- **Exercise description**: Copy every line that holds "picture".
## BEGIN Provided material
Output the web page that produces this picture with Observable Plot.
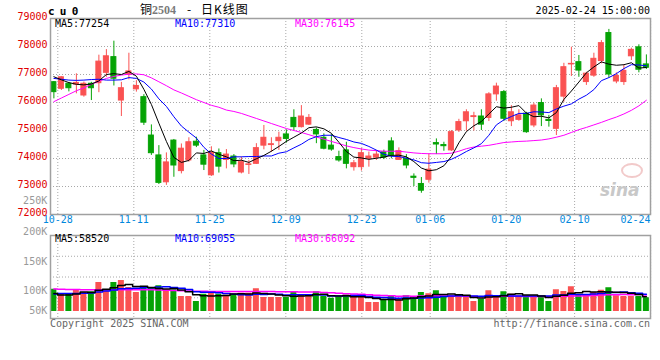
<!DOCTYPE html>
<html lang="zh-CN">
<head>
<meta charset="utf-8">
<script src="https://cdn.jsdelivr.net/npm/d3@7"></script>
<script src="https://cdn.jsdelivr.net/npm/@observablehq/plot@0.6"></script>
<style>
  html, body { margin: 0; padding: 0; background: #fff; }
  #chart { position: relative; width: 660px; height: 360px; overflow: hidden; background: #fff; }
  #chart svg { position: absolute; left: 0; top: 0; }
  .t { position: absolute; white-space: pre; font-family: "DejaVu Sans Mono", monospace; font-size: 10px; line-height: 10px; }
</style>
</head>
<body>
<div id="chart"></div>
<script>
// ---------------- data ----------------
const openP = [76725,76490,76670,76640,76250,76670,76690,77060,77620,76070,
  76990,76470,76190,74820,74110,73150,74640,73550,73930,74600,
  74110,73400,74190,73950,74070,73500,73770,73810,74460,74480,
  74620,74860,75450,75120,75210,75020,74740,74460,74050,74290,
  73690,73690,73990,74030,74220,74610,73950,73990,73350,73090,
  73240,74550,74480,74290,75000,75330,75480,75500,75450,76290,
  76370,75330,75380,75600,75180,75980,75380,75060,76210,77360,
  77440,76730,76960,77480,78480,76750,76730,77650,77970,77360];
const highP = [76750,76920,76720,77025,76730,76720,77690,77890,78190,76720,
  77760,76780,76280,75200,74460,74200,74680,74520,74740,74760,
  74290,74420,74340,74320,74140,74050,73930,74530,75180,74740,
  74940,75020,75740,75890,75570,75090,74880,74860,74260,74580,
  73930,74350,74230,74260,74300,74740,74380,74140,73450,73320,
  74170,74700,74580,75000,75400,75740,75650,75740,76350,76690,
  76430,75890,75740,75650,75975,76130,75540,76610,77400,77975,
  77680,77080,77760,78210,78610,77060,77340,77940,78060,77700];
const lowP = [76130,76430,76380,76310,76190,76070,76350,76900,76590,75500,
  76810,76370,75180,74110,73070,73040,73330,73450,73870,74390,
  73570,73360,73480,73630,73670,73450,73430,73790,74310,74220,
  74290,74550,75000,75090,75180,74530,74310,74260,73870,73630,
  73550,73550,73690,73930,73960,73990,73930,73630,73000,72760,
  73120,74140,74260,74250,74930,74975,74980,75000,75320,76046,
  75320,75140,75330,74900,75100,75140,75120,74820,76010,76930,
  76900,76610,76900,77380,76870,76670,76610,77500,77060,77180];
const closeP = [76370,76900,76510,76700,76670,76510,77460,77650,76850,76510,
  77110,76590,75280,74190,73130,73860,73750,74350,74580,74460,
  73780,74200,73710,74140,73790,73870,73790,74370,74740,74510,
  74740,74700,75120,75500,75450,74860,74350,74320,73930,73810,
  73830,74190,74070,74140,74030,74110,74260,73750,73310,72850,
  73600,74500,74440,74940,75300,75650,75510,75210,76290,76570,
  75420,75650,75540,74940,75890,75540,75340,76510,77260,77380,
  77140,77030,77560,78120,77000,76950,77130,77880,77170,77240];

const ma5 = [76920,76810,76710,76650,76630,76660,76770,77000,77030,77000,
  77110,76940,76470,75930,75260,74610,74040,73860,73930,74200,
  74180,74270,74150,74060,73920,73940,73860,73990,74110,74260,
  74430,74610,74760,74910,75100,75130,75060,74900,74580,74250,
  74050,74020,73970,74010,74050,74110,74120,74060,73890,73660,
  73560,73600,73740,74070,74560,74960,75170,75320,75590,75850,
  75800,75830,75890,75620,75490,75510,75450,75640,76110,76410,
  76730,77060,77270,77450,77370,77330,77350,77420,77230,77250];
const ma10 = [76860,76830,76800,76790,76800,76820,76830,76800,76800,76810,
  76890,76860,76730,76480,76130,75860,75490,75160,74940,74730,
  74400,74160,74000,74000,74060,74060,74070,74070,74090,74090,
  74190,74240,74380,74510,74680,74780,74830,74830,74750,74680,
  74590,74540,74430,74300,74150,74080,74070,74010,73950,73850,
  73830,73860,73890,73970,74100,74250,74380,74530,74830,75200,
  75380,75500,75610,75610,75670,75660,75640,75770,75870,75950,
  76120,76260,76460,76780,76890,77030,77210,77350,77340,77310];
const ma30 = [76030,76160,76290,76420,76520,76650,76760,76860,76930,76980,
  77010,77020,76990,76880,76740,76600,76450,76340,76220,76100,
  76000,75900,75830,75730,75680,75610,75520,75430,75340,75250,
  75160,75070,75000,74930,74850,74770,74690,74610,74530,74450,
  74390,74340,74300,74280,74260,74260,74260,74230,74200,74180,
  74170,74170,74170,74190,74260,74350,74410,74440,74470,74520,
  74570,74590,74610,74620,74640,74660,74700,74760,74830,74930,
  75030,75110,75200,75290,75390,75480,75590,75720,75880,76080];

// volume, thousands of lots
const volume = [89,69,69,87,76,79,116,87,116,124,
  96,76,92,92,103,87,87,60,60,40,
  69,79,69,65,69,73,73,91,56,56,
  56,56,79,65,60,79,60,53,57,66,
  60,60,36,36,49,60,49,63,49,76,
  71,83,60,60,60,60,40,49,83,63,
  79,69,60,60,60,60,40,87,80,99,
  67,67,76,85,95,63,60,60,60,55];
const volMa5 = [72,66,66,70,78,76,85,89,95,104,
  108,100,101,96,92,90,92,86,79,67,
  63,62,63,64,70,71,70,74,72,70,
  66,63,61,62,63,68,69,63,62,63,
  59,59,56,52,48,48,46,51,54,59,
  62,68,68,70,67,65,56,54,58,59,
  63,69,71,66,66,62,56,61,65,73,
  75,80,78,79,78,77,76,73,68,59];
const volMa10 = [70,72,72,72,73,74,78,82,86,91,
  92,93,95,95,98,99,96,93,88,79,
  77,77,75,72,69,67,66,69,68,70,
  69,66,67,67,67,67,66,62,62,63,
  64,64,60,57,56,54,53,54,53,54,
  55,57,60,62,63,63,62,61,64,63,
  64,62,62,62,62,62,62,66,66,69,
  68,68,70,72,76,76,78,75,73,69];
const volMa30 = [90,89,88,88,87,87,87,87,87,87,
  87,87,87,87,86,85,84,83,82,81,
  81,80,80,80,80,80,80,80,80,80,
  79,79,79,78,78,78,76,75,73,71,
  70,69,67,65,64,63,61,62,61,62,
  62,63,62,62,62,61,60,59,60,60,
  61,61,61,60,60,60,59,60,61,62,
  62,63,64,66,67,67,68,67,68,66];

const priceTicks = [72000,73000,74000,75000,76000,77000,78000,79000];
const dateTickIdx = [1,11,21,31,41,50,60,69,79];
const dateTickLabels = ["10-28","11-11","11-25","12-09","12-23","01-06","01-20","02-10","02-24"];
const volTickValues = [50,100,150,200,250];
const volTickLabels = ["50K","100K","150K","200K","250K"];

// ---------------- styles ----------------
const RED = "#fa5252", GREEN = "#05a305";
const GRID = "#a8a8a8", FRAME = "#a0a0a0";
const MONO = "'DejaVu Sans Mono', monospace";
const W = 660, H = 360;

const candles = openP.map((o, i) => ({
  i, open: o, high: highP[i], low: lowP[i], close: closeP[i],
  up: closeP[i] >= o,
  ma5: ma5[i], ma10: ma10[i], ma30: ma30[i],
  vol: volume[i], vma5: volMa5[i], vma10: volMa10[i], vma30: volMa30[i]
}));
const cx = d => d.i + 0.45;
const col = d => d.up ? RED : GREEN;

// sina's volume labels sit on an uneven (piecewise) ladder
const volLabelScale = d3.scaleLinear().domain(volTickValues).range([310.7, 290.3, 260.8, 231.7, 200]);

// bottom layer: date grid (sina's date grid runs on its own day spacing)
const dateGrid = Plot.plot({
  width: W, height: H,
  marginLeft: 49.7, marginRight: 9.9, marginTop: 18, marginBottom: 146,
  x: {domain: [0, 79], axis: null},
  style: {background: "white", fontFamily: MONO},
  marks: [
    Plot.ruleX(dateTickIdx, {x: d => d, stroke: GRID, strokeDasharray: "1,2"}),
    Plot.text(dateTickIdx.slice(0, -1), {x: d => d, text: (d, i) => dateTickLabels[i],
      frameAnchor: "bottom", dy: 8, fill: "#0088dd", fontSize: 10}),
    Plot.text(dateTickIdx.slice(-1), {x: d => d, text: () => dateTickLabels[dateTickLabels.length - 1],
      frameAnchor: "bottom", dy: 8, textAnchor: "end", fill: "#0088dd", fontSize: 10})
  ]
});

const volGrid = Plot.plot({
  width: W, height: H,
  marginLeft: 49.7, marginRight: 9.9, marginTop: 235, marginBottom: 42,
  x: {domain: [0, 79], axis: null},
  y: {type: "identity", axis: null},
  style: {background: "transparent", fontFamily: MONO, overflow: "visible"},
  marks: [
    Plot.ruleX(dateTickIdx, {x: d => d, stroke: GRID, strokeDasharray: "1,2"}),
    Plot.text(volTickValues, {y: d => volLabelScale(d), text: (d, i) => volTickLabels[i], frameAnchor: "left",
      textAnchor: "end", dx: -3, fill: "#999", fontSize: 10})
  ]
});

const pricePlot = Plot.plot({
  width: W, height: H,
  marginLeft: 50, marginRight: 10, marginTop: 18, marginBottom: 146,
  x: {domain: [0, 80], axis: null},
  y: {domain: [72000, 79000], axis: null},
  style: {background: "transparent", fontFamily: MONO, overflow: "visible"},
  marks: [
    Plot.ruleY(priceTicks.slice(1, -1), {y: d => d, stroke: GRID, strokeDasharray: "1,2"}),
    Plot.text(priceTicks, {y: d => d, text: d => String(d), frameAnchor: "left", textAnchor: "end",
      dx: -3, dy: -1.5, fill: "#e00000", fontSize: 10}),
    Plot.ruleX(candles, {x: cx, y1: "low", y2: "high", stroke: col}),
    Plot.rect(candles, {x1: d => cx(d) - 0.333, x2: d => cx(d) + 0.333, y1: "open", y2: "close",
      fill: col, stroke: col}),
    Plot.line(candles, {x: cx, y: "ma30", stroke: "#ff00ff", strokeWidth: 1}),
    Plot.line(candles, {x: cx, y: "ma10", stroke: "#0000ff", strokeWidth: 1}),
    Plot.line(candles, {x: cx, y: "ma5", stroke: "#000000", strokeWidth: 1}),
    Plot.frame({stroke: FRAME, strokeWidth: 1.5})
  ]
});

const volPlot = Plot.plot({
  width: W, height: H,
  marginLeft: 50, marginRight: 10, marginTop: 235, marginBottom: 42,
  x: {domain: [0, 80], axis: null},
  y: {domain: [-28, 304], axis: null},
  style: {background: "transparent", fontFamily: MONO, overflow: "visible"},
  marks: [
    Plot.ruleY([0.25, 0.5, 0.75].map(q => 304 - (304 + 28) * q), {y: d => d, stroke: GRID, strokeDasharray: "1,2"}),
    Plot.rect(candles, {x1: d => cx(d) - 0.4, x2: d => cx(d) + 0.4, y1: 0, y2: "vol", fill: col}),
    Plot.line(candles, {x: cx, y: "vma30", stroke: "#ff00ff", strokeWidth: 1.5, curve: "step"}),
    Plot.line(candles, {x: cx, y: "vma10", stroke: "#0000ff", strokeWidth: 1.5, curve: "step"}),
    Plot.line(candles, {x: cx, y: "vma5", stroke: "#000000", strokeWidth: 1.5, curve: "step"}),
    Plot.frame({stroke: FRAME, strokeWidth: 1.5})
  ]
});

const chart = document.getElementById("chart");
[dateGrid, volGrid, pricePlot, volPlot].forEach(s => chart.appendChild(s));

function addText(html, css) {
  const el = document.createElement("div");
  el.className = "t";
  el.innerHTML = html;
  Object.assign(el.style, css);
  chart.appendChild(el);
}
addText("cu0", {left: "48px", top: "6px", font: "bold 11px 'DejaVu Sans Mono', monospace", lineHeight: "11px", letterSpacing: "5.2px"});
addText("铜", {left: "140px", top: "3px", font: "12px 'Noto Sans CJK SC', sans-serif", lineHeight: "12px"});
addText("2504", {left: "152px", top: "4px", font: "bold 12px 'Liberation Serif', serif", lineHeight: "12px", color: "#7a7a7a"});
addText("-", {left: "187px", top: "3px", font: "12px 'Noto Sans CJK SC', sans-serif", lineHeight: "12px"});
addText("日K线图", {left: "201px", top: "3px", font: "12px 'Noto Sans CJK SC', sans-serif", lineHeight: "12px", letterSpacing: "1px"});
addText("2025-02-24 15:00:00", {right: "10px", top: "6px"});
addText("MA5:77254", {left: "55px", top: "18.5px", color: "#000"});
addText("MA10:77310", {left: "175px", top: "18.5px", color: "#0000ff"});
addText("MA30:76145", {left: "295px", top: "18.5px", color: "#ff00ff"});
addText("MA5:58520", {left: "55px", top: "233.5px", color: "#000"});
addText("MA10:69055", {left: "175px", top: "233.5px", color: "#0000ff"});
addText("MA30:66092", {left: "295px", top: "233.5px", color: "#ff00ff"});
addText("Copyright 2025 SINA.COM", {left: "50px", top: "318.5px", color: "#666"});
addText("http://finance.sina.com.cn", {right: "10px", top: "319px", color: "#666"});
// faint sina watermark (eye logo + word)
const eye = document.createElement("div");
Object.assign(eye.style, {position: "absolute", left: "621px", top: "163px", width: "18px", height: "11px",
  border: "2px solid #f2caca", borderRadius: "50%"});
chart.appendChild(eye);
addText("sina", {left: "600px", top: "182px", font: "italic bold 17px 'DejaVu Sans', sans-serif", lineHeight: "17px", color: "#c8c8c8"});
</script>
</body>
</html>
## END Provided material
- **Task result**:
Output the web page that produces this picture with Observable Plot.

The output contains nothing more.